++++ DATASET RECORDS
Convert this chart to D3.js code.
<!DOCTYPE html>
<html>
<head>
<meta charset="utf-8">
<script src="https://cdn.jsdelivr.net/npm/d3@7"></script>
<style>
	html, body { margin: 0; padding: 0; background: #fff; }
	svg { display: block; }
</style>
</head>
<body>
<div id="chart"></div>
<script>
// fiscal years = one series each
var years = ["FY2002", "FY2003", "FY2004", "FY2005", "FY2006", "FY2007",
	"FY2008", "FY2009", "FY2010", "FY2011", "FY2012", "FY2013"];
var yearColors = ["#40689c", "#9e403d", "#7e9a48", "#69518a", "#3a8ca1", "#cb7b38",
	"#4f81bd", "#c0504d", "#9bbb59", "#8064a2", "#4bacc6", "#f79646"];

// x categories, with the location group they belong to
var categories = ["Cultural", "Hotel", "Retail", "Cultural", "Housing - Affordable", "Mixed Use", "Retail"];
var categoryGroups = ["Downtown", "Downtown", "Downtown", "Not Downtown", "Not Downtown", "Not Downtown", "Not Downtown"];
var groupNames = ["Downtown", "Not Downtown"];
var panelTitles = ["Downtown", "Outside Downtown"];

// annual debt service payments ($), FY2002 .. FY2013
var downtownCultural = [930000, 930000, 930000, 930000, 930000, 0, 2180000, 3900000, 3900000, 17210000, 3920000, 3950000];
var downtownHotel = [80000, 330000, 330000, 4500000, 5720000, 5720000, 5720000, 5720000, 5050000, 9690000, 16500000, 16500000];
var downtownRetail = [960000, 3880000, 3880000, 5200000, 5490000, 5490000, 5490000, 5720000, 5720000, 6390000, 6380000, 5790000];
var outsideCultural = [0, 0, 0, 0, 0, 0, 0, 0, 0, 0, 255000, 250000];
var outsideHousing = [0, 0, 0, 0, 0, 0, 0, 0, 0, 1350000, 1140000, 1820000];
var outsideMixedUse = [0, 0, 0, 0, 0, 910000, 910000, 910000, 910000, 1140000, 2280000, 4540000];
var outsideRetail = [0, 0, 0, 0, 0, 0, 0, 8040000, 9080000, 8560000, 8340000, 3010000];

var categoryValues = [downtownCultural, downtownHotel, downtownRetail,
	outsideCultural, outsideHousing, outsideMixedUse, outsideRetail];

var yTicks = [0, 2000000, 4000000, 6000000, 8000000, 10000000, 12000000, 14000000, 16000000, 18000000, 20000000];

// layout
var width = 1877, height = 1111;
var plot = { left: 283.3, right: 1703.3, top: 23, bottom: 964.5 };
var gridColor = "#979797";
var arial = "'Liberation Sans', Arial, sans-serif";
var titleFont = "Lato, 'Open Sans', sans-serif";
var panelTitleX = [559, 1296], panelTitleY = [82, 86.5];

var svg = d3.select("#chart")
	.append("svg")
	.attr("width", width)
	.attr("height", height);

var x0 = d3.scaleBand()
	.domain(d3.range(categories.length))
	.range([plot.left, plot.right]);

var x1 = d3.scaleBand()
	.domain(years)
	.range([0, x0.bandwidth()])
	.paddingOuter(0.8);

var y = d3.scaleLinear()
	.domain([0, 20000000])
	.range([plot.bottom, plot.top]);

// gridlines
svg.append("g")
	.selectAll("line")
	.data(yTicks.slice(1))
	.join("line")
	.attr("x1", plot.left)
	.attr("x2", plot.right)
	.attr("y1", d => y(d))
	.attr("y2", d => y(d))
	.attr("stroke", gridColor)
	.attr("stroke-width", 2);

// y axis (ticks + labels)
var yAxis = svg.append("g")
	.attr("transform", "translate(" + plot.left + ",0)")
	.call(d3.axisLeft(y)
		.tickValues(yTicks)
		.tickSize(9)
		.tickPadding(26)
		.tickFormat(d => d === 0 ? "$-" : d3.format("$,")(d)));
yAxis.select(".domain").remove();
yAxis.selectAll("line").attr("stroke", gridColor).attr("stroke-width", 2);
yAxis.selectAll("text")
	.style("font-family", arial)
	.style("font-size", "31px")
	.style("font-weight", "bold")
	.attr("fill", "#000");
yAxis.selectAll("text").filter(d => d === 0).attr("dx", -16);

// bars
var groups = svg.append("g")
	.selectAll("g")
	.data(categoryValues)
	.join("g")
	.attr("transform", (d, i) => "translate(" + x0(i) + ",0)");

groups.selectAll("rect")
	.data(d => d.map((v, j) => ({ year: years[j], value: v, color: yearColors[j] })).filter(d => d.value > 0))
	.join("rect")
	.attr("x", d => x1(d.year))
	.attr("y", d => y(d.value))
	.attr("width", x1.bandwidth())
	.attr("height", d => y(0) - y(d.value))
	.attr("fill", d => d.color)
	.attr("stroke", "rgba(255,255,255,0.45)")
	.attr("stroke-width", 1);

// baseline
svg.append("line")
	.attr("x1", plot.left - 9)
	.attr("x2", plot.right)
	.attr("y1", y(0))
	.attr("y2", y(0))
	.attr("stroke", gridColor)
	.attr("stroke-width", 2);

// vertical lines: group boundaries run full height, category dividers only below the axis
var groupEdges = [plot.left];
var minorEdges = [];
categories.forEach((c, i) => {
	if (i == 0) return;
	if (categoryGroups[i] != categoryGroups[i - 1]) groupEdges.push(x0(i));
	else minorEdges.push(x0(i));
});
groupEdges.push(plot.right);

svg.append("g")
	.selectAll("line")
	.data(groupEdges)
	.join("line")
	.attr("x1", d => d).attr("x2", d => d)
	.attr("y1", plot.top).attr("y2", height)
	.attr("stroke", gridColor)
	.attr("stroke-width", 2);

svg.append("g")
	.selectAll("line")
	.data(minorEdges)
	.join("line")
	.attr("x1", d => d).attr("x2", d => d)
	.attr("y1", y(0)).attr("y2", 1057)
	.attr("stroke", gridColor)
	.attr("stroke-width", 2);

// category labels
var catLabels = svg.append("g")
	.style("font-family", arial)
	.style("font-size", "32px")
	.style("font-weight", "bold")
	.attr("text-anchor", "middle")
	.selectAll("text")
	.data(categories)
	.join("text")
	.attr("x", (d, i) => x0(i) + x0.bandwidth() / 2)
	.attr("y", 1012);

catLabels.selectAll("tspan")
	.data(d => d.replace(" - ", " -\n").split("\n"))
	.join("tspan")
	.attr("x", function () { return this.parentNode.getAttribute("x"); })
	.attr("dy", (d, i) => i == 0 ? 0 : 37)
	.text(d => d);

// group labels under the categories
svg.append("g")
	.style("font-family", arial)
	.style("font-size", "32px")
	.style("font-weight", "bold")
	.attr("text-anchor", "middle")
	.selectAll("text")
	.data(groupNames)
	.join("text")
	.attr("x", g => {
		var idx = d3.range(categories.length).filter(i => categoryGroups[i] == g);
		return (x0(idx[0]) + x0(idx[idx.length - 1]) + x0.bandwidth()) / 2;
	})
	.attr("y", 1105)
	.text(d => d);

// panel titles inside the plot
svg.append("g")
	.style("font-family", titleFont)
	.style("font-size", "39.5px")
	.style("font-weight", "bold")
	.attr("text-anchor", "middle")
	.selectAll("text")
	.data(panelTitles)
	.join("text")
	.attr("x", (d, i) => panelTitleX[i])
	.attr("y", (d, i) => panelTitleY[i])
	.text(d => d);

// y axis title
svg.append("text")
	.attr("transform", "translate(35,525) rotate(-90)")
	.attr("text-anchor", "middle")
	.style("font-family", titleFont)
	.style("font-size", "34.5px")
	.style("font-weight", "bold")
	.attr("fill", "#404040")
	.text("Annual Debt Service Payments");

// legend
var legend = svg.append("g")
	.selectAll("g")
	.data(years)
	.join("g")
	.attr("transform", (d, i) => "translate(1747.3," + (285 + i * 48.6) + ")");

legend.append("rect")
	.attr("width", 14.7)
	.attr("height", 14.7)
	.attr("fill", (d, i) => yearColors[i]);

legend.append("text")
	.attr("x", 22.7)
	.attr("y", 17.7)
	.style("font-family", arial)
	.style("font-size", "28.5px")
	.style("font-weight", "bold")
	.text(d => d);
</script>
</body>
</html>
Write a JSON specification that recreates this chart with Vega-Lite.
++++++++
§ **WORK INSTRUCTIONS**:
Gather all lines with the string "this" from the data.

§ **EXERCISE RESULT**:
Convert this chart to D3.js code.
	.attr("x", function () { return this.parentNode.getAttribute("x"); })
Write a JSON specification that recreates this chart with Vega-Lite.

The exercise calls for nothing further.